Each of the offenses listed in section 5C1.2 has a mandatory minimum sentence, while section 843(b) does not have a mandatory minimum sentence.   Mertilus, however, does not seek to lower his sentence below a minimum period.   Instead, he argues that he is eligible for a two-level reduction in his base offense level under section 2D1.1(b)(4), which is independent of section 5C1.2.  Section 2D1.1(b)(4) does not limit consideration of the two-level reduction to the enumerated offenses in section 5C1.2.   As long as Mertilus's base offense level under section 2D1.1 is 26 or greater, a two-level reduction is appropriate if Mertilus satisfies the five factors delineated in section 5C1.2.   See U.S.S.G. § 2D1.1(b)(4).

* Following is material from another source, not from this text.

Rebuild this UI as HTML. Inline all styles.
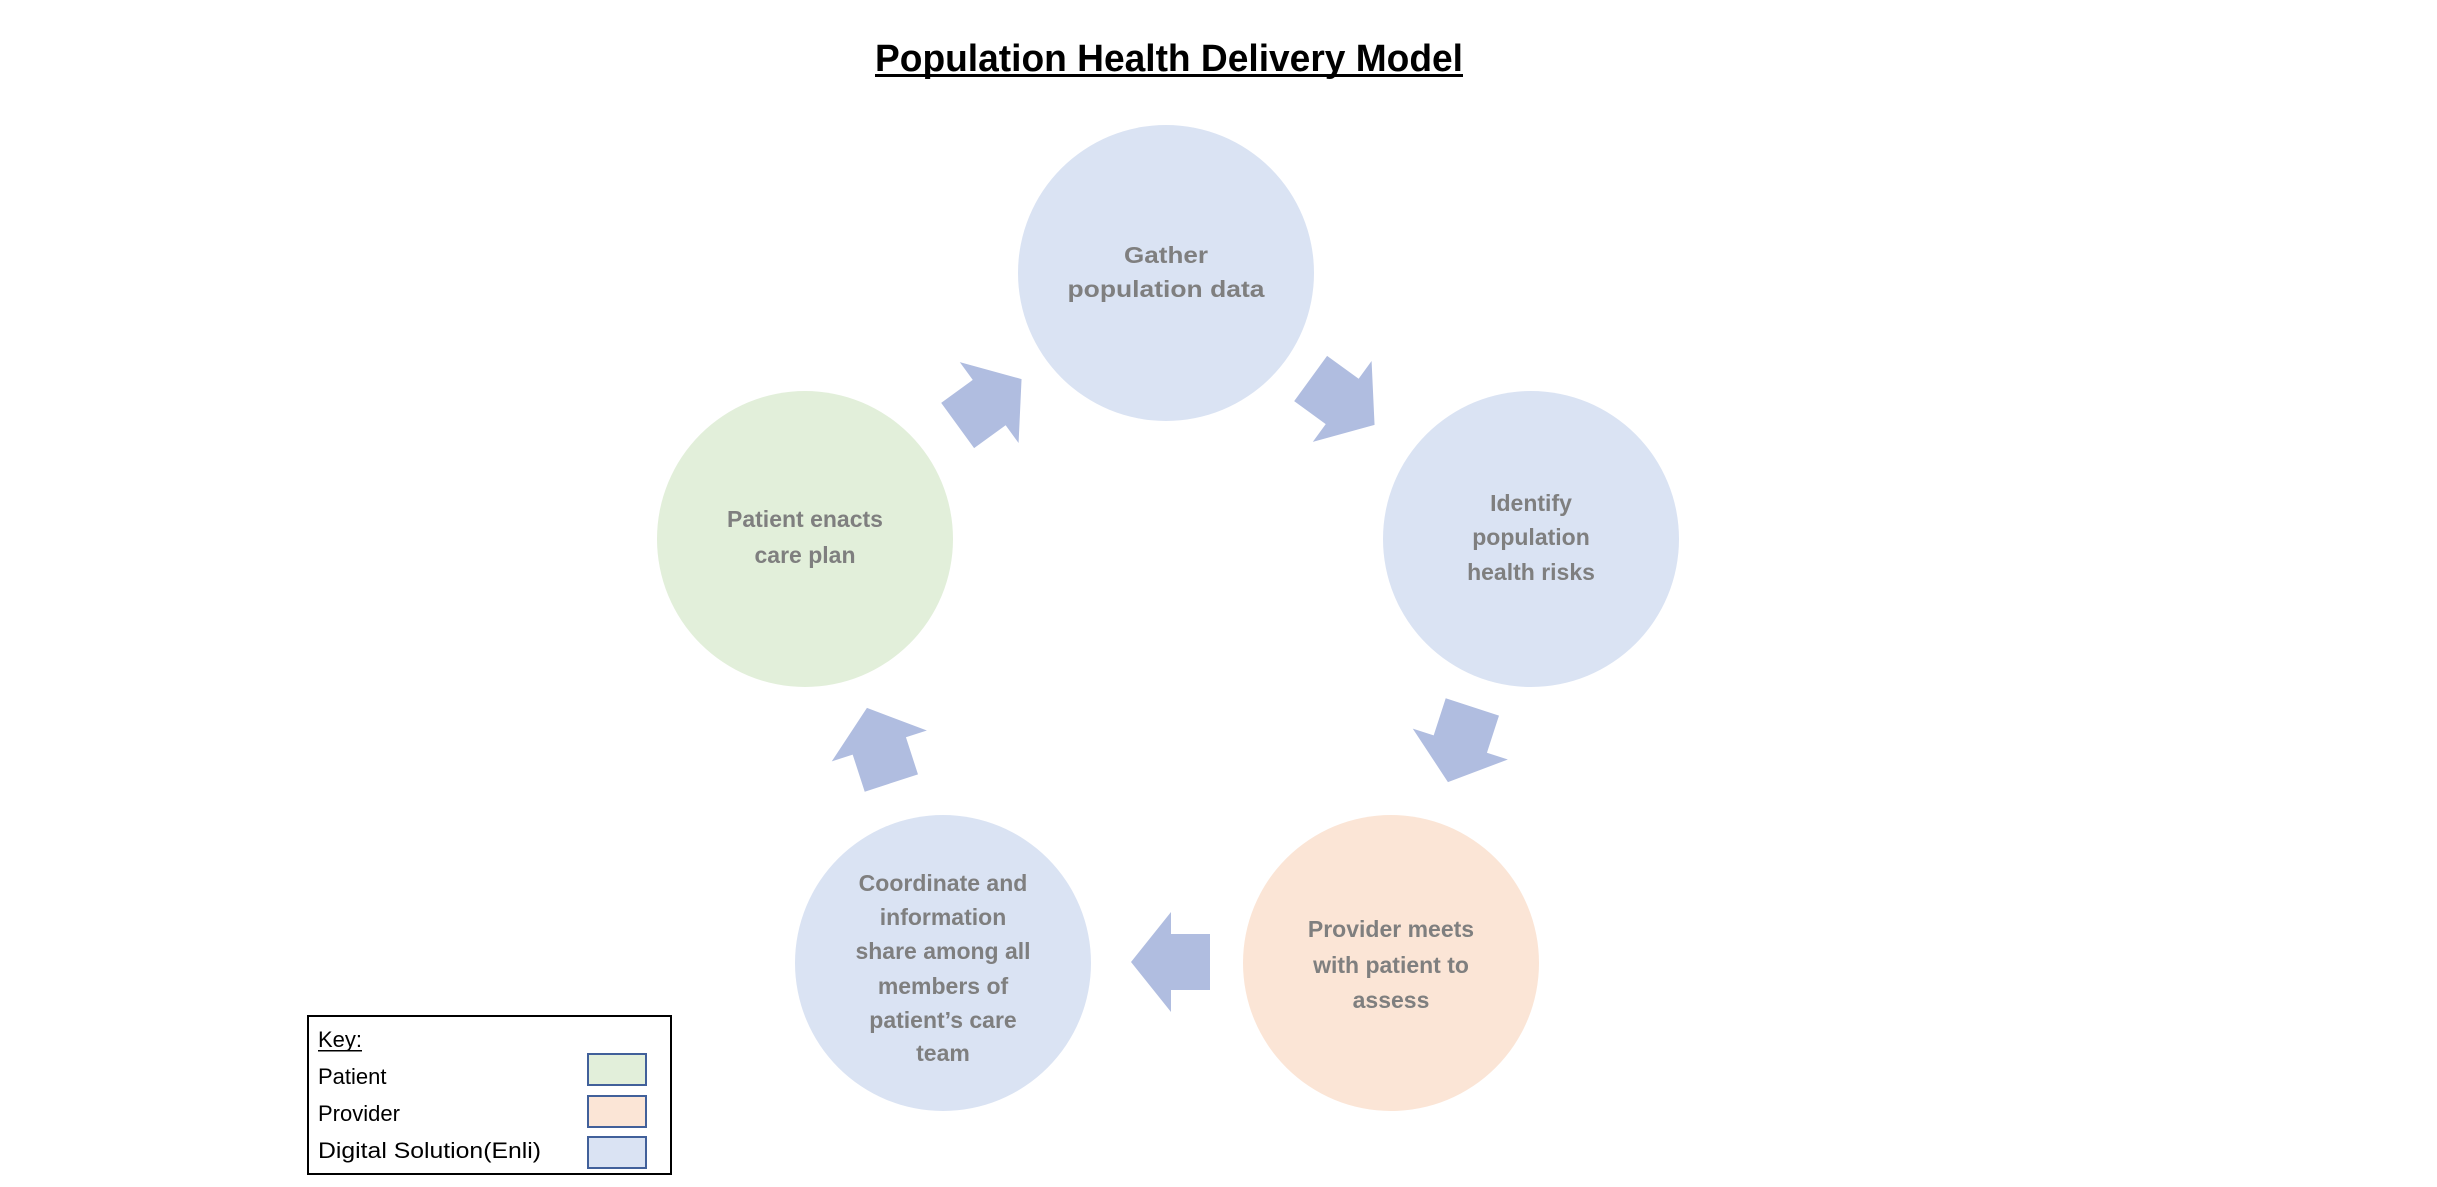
<!DOCTYPE html>
<html><head><meta charset="utf-8"><style>
html,body{margin:0;padding:0;background:#fff;}
svg{display:block;}
text{font-family:"Liberation Sans",sans-serif;}
.c{font-weight:bold;fill:#7f7f7f;font-size:23px;text-anchor:middle;dominant-baseline:central;}
.k{font-size:22px;fill:#000;}
</style></head><body>
<svg width="2437" height="1187" viewBox="0 0 2437 1187" xmlns="http://www.w3.org/2000/svg">
<defs>
<polygon id="ar" points="-40,-28 -1,-28 -1,-50 39,0 -1,50 -1,28 -40,28" fill="#b0bde0"/>
</defs>
<text x="1169" y="71" font-size="38" font-weight="bold" text-anchor="middle" textLength="588" lengthAdjust="spacingAndGlyphs">Population Health Delivery Model</text>
<rect x="875" y="74" width="588" height="3" fill="#000"/>

<circle cx="1166" cy="273" r="148" fill="#dae3f3"/>
<circle cx="1531" cy="539" r="148" fill="#dae3f3"/>
<circle cx="1391" cy="963" r="148" fill="#fbe5d6"/>
<circle cx="943" cy="963" r="148" fill="#dae3f3"/>
<circle cx="805" cy="539" r="148" fill="#e2efda"/>

<text class="c" x="1166" y="255" textLength="84" lengthAdjust="spacingAndGlyphs">Gather</text>
<text class="c" x="1166" y="289" textLength="197" lengthAdjust="spacingAndGlyphs">population data</text>

<text class="c" x="1531" y="503">Identify</text>
<text class="c" x="1531" y="537">population</text>
<text class="c" x="1531" y="572">health risks</text>

<text class="c" x="1391" y="929">Provider meets</text>
<text class="c" x="1391" y="965">with patient to</text>
<text class="c" x="1391" y="1000">assess</text>

<text class="c" x="943" y="883">Coordinate and</text>
<text class="c" x="943" y="917">information</text>
<text class="c" x="943" y="951">share among all</text>
<text class="c" x="943" y="986">members of</text>
<text class="c" x="943" y="1020">patient’s care</text>
<text class="c" x="943" y="1053">team</text>

<text class="c" x="805" y="519">Patient enacts</text>
<text class="c" x="805" y="555">care plan</text>

<use href="#ar" transform="translate(1343,402) rotate(36)"/>
<use href="#ar" transform="translate(1460,745) rotate(108)"/>
<use href="#ar" transform="translate(1170,962) rotate(180)"/>
<use href="#ar" transform="translate(879,745) rotate(252)"/>
<use href="#ar" transform="translate(990,402) rotate(-36)"/>

<rect x="308" y="1016" width="363" height="158" fill="#fff" stroke="#000" stroke-width="2"/>
<text class="k" x="318" y="1047">Key:</text>
<rect x="318" y="1050" width="44" height="1.5" fill="#000"/>
<text class="k" x="318" y="1084">Patient</text>
<text class="k" x="318" y="1121">Provider</text>
<text class="k" x="318" y="1158" textLength="223" lengthAdjust="spacingAndGlyphs">Digital Solution(Enli)</text>
<rect x="588" y="1054" width="58" height="31" fill="#e2efda" stroke="#41609a" stroke-width="2"/>
<rect x="588" y="1096" width="58" height="31" fill="#fbe5d6" stroke="#41609a" stroke-width="2"/>
<rect x="588" y="1137" width="58" height="31" fill="#dae3f3" stroke="#41609a" stroke-width="2"/>
</svg>
</body></html>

The district court determined that it was without authority to consider the five factors listed in section 5C1.2 for a two-level reduction because section 843(b) is not among the crimes enumerated in section 5C1.2.   Thus, the district court did not realize that section 2D1.1(b)(4) does not limit the application of the five factors in section 5C1.2 to the crimes listed therein.   While we AFFIRM Mertilus's conviction, we VACATE his sentence and REMAND for the district court to determine whether Mertilus is entitled to a two-level reduction in his base offense level under section 2D1.1(b)(4) by considering the five factors in section 5C1.2(1)-(5).


1.   The portion of § 2D1.1 (n. 12) that Mertilus argues is applicable to him provides as follows:If, however, the defendant establishes that he or she did not intend to provide, or was not reasonably capable of providing, the agreed-upon quantity of the controlled substance, the court shall exclude from the offense level determination the amount of controlled substance that the defendant establishes that he or she did not intend to provide or was not reasonably capable of providing.U.S.S.G. § 2D1.1 (n. 12).